In diabetes, however, the body-mouth connection is clear. Diabetics who have uncontrolled gum disease, Cram said, “have a much harder time (than other diabetics) controlling their blood sugar levels.” The reverse, she noted, is also true: people with uncontrolled diabetes are about “three to four times at greater risk of developing periodontal disease.”

You would think physicians would be telling their diabetic patients to make regular dental visits to head off gum disease and that dentists would be advising patients who develop persistent gum disease to be tested for diabetes. But neither group of practitioners has been especially good at making the connection.

Dental patients need to get past thinking of their dentist primarily as a cosmetic practitioner — a whitener and straightener of teeth — a “fireman” to be called only when there’s extreme tooth pain.

Regular visits to a dentist can make the mouth an early warning system for a variety of problems. Sores or fungus in the mouth, for example, are often the very first indications of infection by HIV or of cancer.
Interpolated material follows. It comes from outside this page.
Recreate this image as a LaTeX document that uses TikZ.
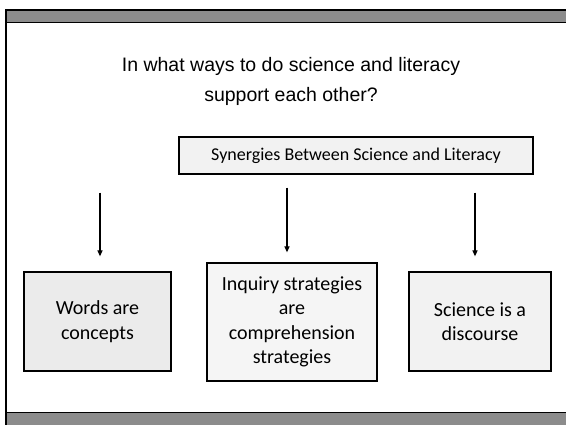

Osteoporosis, a disease of the bones, could show up in a routine dental X-ray before you notice its impact on your hips or spine.

“There’s a desperate need for more collaboration between the two specialities,” says Alan Douglass, associate professor of family medicine at the University of Connecticut School of Medicine, the US.

One thing both groups agree on is the power of prevention, which means brushing, flossing and having regular professional cleaning.

Doctors can also help identify patients at risk. The good news is that if you catch gum disease in its early stages, Cram says, “you can reverse it” with procedures such as scaling and root cleaning.

So take care of your mouth. Your heart, your brain and your kidneys may thank you for it. As another US dentist puts it: “Oral health is not an out-of-body experience.”